I'm not too hung up on which framework I use - I'd like to see this sort of thing in any of them. Combinations I've tried to use have included
  • Twisted + Nevow
  • Quixote
  • CherryPy
For the database layer, SQLObject seems to be the most common choice, although non-SQL formats such as Durus aren't completely implausible. For my need, I'd want to store data in an Oracle database, and as SQLObject doesn't support Oracle at the moment, I'd be comfortable with a "raw" DB-API database layer.

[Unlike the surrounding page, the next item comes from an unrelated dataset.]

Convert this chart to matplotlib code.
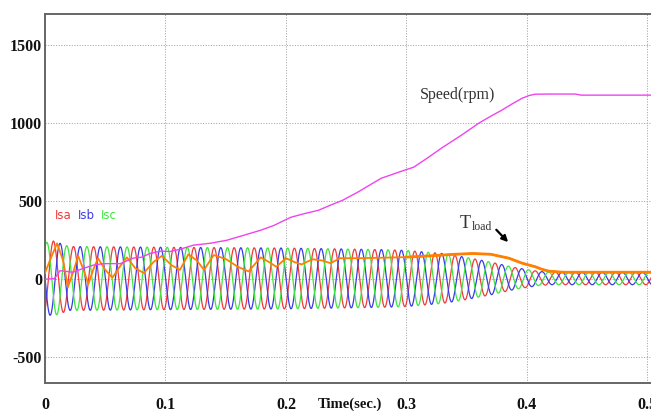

So that's my impression - Python has lots of good things to offer in terms of maintainability and flexibility, but we lose on the "quick start" front. People want something "right now", and they don't seem to mind sacrificing longer-term maintainability for it. That almost certainly isn't true for "real" web developments, but in my environment, the quick intranet hack is king. For better or worse :-(

And that's where I see Ruby on Rails getting the attention - the 10-minute demo videos, showing how you can build an application from nothing in no time at all. So what if it's only a toy? It works, and it's a basis. Maybe Ian Bicking's Paste is going in that direction - I don't know, I've not looked closely at it yet. I can't get comfortable with the application generator style which Rails uses, and Paste seems to have picked up on. But that could start a whole new post, and I don't know Paste well enough yet to comment on it.